Changes to unemployment benefits as of Friday 1st November

Changes to unemployment benefits as of Friday 1st November - New measures which are part of the reform to unemployment benefits in France will come into effect on Friday November 1st. Here are the following changes reported.

Indemnities will be calculated differently with six months of work required over the last 24 months in order be entitled to benefits. This has increased compared to the current four-month period over the last 28. The exception to this will be for over 53-year old’s where the reference period will remain 36 months.

As a result, the minimum duration of compensation also increases from four to six months. The maximum duration remains two years for those under 53 years, two and a half years for the 53-55 years and three years for the over 55 years.

Until now, if a job-seeker worked for a minimum of one month (or 150 hours), their indemnity period was extended all the same. From now on, it will also take at least six months to benefit, which in practice amounts to removing the principle of renewing rights.

Created in 2014, renewals today represent a quarter of the opening of rights. These include young people who multiply short-term contracts (fixed-term or temporary assignment of less than one month), often with the same employer who re-employs them. According to Unédic, the measure will lead to a reduction of 30,000 the monthly number of rights openings.

All rights opened and associated with a contract end date prior to November 1, mainly renewals, will remain on the previous regulations.

A reduction of compensation for high income. Employees who had an income of more than 4,500 euros gross per month (about 3,500 euros net) will see their compensation reduced by 30% from the 7th month, with a minimum of 2,261 euros net monthly. The ceiling for maximum compensation will remain at € 6,615 net.

The first affected, will be recipients who lost their job after November 1st. Employees aged 57 or over will not be affected by the measure.

According to Unédic, job-seekers who lost a salary above 4,500 euros represent about 4% of the beneficiaries receiving compensation. From the end of 2020, the reduction would affect each month from 1 000 to 2 000 people.

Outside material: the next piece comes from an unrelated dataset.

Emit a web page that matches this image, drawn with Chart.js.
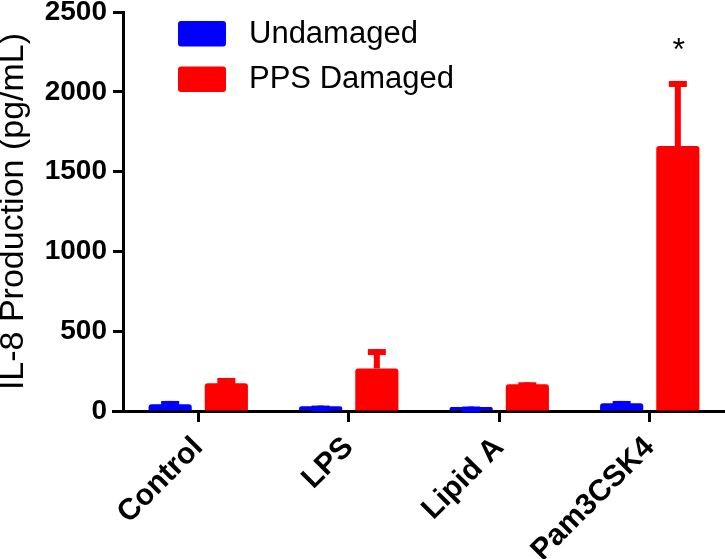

Resignation rights and independent workers. Macron's campaign promise, unemployment compensation will be open to those who resign after having worked in the same company for the last five years and having a project of professional reconversion or creation / takeover of a company. Before resigning, the employee will have to ask for a professional development advice (CEP) and then send a joint commission (unions / employers) a request for certification "of the real and serious character" of his project. It will examine in particular "the relevance of the identified training" and its employment prospects or, for a company, the "financing needs" and the "technical and human means" envisaged.

Once the certificate has been obtained, the employee will have six months to submit an application for an allowance to Pôle emploi, who will be in charge of controlling the actual implementation of the project. The self-employed will benefit from a lump sum allowance (800 euros per month for six months) in case of liquidation. The professional activity must have generated a minimum income of 10,000 euros per year over the last two years before liquidation.